O projeto Seis Quintas não resistiu aos efeitos da crise financeira mundial que eclodiu logo a seguir à chegada dos investidores espanhóis ao Douro. Nos primeiros anos, tudo parecia correr bem e o dinheiro não faltava, mas, a dada altura, as dívidas a fornecedores começaram a acumular-se. E, mais tarde, os três accionistas acabaram por se desentender, com Fausto González a “nomear-se” único administrador, desencadeando uma querela judicial com os outros sócios, que terão sido ludibriados, o que conduziu à falência do projecto. E assim acabou o sonho de Fausto González, que queria ser o primeiro espanhol a produzir vinho do Porto, como afirmou numa entrevista a um jornal de Toledo, ignorando que muitos outros espanhóis já o tinham conseguido.
Embora não herde marcas com prestígio, a Aveleda vai fazer um bom negócio. A área de vinha não é muito grande e apenas 10 hectares estão autorizados a produzir vinho do Porto, mas é uma vinha nova e bem instalada e a adega é do melhor que há na região. Acresce que a empresa minhota compra mais do que uma quinta: com vinha, adega, casa de habitação (não muito grande, é certo) e uma entrada monumental, a Aveleda passa a dispor de uma espécie de chateau no Douro, e isso tem muito valor.

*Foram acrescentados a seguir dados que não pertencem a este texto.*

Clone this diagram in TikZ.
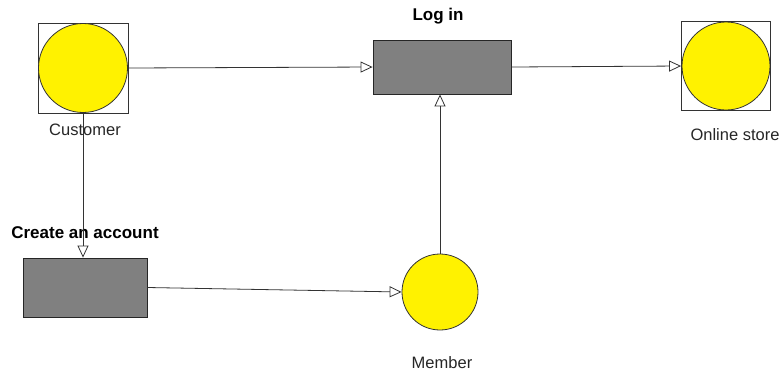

Com esta aquisição, a família Guedes segue o movimento de outras empresas de fora que têm vindo a estender-se ao Douro, como são os casos das alentejanas Herdade do Esporão, Herdade dos Grous e João Portugal Ramos. Para a Aveleda — que além dos Verdes, onde possui cerca de 230 hectares, também já está na Bairrada , com a Quinta da Aguieira (25 hectares) — não é bem uma estreia ablsouta no universo vinícola duriense. Há muitos anos que a empresa comercializa vinhos do Douro (com a marca Charamba), mas tem-no feito comprando lotes na região a diferentes produtores. Como produtora das suas próprias uvas e vinhos, será a primeira vez, e este passo culmina um velho sonho da família proprietária da Aveleda, que, apesar de ter estado sempre ligado ao Minho e aos vinhos verdes, também esteve na origem da Sogrape.
O Douro foi sempre um objectivo da empresa e, quem conhece a forma de actuar da família Guedes (ramo minhoto), sabe que não há nada de especulação por trás deste negócio. A Aveleda vai para o Douro para crescer e ficar por lá durante as próximas gerações.
A família Guedes está ligada ao negócio do vinho e à agricultura há 14 gerações, mas como produtora vai na quinta geração, liderada por Martim Guedes, que se escusou a comentar a compra das Seis Quintas Martue enquanto o negócio não for oficializado. A proposta da Aveleda já foi aceite, mas falta ser homologada pelo tribunal, o que deverá acontecer dentro de poucos dias. A aquisição vai custar à empresa cerca de metade dos lucros que obteve em 2015, ano em que facturou mais de 30 milhões de euros.